Question

So, I'm managing a series of rented holiday homes, which all have dynamic IP, ADSL Internet connections.

We've wanted to keep track of a few types of data, e.g. per-room electricity usage, hot water temperature, thermostat setting, gas usage, network bandwidth usage, etc etc, and keep these centrally so we can perform analytics and graph them in real-time.

I'm comfortable building the hardware required to log these variables every 1-5 seconds and get them into e.g. a Raspberry Pi, but I'm wondering what kind of framework would be suitable for transferring and storing the data on the server side.

My initial thought was something like SNMP, but a) this doesn't seem designed for non-network uses, b) it's not very secure, and c) I'm looking for something agent-to-server (so I don't have to know the IP of the agent, and it'll also traverse NAT, so I can have multiple devices logging different things on the same network.)

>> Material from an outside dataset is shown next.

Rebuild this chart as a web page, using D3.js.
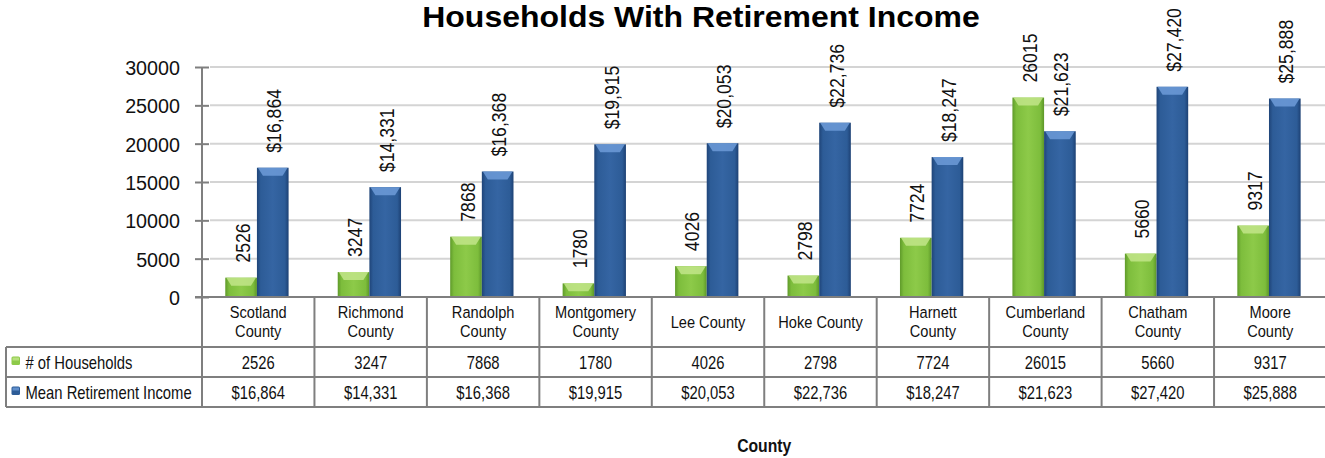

My second thought was something using a REST API, but making potentially hundreds of API calls per second via different TCP connections seems a bit wasteful.

I came across Cubism but this seems to have the same disadvantages as some sort of REST API; there's a lot of redundant data transmitted every connection, if I were to send the data every 5 seconds per sensor.

Names like AMQP and MQTT come up, though none of these seem particularly suited (natively) to travelling over the public Internet without configuring VPNs etc.

Thoughts?

[This doesn't seem like a particularly niche problem, now I think about it - weather logging, share price, etc etc... although this is probably a smaller interval]

Was it helpful?

Solution

I have an geospatial/environment monitoring background and can tell you something about two major standards which are used today in environmental/infrastructural (electricity and water supply networks) monitoring sensor networks.

  1. Proprietary one: Most sensors simply store time series measurements in their own local data format. A server process calls every sensor from time to time to gather the time series data (in most cases via a simple GPRS uplink), transforms it into an exchange Format and then stores it into a centralized database where you can work with the data. One of the industry leader companies is Kisters AG and their exchange format ZRXP. So this is simply storing time series data in an ASCII Format (i.e.ZRXP), and import that into a database by calling the sensor over any connection.

  2. Open Geospatial Standard: Sensor Observation Service and SensorML which I think does more fit your needs, because these are Web Service Specifications whilst the proprietary stuff above is a complete system solution built by one vendor. There exists a nearly ready to use java reference implementation of SOS provided by 52 north which should be easily runnable on a Pi. Although the SOS specification has a very strong geospatial background, that does not mean,that it can't be adopted for your purpose I think. At least SensorML should give you some ideas.